Why was Mr Bell's appeal struck out?
- As noted above, the Industrial Registry, on 29 August 2017, requested Mr Bell to show cause as to why his appeal should not be struck out on the basis that no step had been taken in more than 1 year. The request to show cause was sent to Mr Bell's solicitor, Mr Peter Clark at Eureka Law Pty Ltd.
- At that time, Eureka Law Pty Ltd remained on the record as Mr Bell's legal representative. However, Eureka Law Pty Ltd had ceased trading in or about May 2017. Following the closure of Eureka Legal Pty Ltd, Mr Clark was employed as a solicitor at Strutynski Law and he says he continued to have the conduct of Mr Bell's file which was transferred to Strutynski Law.
- Mr Clark does not explain why Eureka Law Pty Ltd remained Mr Bell's solicitors on the record or why he failed to file a new Notice of Address for Service, given he continued to have carriage of the matter at Strutynski Law. The only explanation provided by Mr Clark is that Mr Bell's file "fell through the cracks", following the departure of the principal of Strutynski Law in or about September 2017.
- The consequence of Mr Clark's conduct is that the correspondence from the Industrial Registry was not received by either Mr Bell or Mr Clark and that no response was subsequently provided on behalf of Mr Bell.
- Accordingly, Mr Bell's appeal was struck out.
- After considering Mr Clark's affidavit, I find that the delay during the period April 2016 to August 2017 was primarily caused by Mr Clark and his failure to progress Mr Bell's claim. I make this finding noting, however, that there is limited evidence with respect to the steps taken by Mr Bell (or his wife on his behalf) to ensure his legal representative was acting in accordance with his instructions. However, this finding is made having regard to Mr Clark's own concession that personal events intervened in his life which unfairly delayed the progress of Mr Bell's appeal until or about September 2017.
The steps taken by Mr Bell following the appeal being struck out and his explanation for delay
- The steps taken by Mr Bell following being advised of the strike out of his appeal are relevant.
- Mr Bell submits that the cause of the delay cannot be attributed to him. He says he has done all he could to progress his claim, including by signing all necessary claims and applications. He further says that he retained and gave adequate instructions to his solicitors and in sufficient time to enable his solicitors to prepare the appeal within the time required. Mr Bell submits that the delay in the prosecution of his appeal and the subsequent strike out of his appeal was caused by the inadvertent errors on the part of his solicitors.

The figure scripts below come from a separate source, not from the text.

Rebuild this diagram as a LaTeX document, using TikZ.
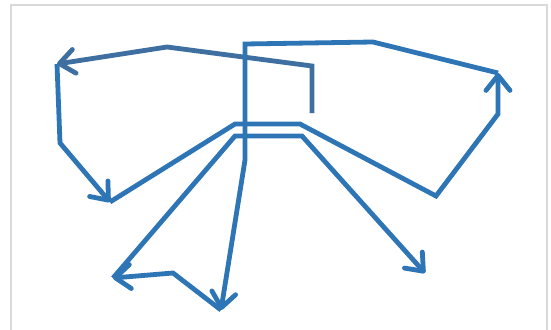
\documentclass[tikz,border=0pt]{standalone}
\usetikzlibrary{arrows.meta}
\definecolor{mainblue}{HTML}{2E75B6}
\definecolor{darkblue}{HTML}{3F6FA0}
\definecolor{framegray}{HTML}{D9D9D9}
\begin{document}
\begin{tikzpicture}[x=1pt,y=-1pt,
  line/.style={line width=4.8pt, mainblue, line join=miter, line cap=butt},
  arr/.style={line, -{Straight Barb[length=15pt,width=24pt,round]}}]
\useasboundingbox (0,0) rectangle (551,329);
\fill[white] (0,0) rectangle (551,329);
\draw[framegray, line width=2pt] (11,345) -- (11,5) -- (547,5) -- (547,345);
% named points
\coordinate (s1) at (312,113);
\coordinate (c1) at (312,66);
\coordinate (p1) at (167,47);
\coordinate (tl) at (57,64);
\coordinate (l2) at (60,143);
\coordinate (bl) at (110,202);
\coordinate (u1) at (235,124);
\coordinate (u2) at (300,124);
\coordinate (r1) at (436,196);
\coordinate (r2) at (498,114);
\coordinate (tr) at (498,73);
\coordinate (t1) at (373,42);
\coordinate (t2) at (245,44);
\coordinate (v1) at (245,160);
\coordinate (bm) at (221,310);
\coordinate (w1) at (235,136);
\coordinate (w2) at (302,136);
\coordinate (br) at (425,273);
\coordinate (k1) at (173,273);
\coordinate (kl) at (113,278);
% paths
\draw[arr, darkblue] (s1) -- (c1) -- (p1) -- (tl);
\draw[arr] (tl) -- (l2) -- (bl);
\draw[arr] (bl) -- (u1) -- (u2) -- (r1) -- (r2) -- (tr);
\draw[arr] (tr) -- (t1) -- (t2) -- (v1) -- (bm);
\draw[arr] (kl) -- (w1) -- (w2) -- (br);
\draw[arr] (bm) -- (k1) -- (kl);
\end{tikzpicture}
\end{document}
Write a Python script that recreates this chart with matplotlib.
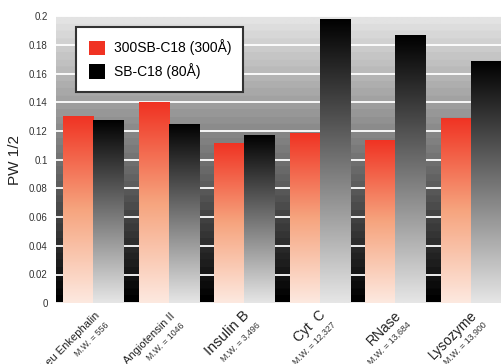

Mr Bell submits that he had done what a reasonable person might have been expected to do, namely leave the matter in the hands of an apparently competent solicitor.
- The Regulator contends that Mr Bell's submission that he has done all he could to progress the claim should be rejected. The Regulator also contends that Mr Bell cannot rely on the admitted negligence of his solicitor as a reasonable excuse, as there were countless instances where Mr Bell was put on notice that Mr Clark was not diligently pursuing his appeal.
- Whilst I accept the thrust of Mr Bell's submissions with respect to the period leading up to the strike out of Mr Bell's appeal, there is limited evidence to support that it was reasonable to leave the carriage of his matter in Mr Clark's hands, following Mr Bell being advised of the strike out and the reasons for it and then the subsequent delay in commencing the application to reopen the appeal.
- Mrs Bell deposes to being advised at some time between 13 September 2017 and 25 October 2017 that Mr Bell's appeal had been struck out. Neither Mr or Mrs Bell's affidavits further address the circumstances of the striking out of the appeal, the communication (or lack of communication) from Mr Clark or their reaction to the information that the appeal had been struck out.
- Mr Bell's relative, Ms Wall (who is also a solicitor), contacted a representative of the Regulator in mid-September 2017, prior to the appeal being struck out. Ms Wall was advised that there had been no action taken on the appeal for over 12 months and that it was recommended that the Industrial Registry be contacted on Mr Bell's behalf.
- On 27 September 2017, the Regulator forwarded a copy of the correspondence of 26 September 2017 advising that Mr Bell's appeal had been struck out to Ms Wall. It is likely, given Mrs Bell's evidence, that it was around this time that Ms Wall advised Mr and Mrs Bell that the appeal had been struck out.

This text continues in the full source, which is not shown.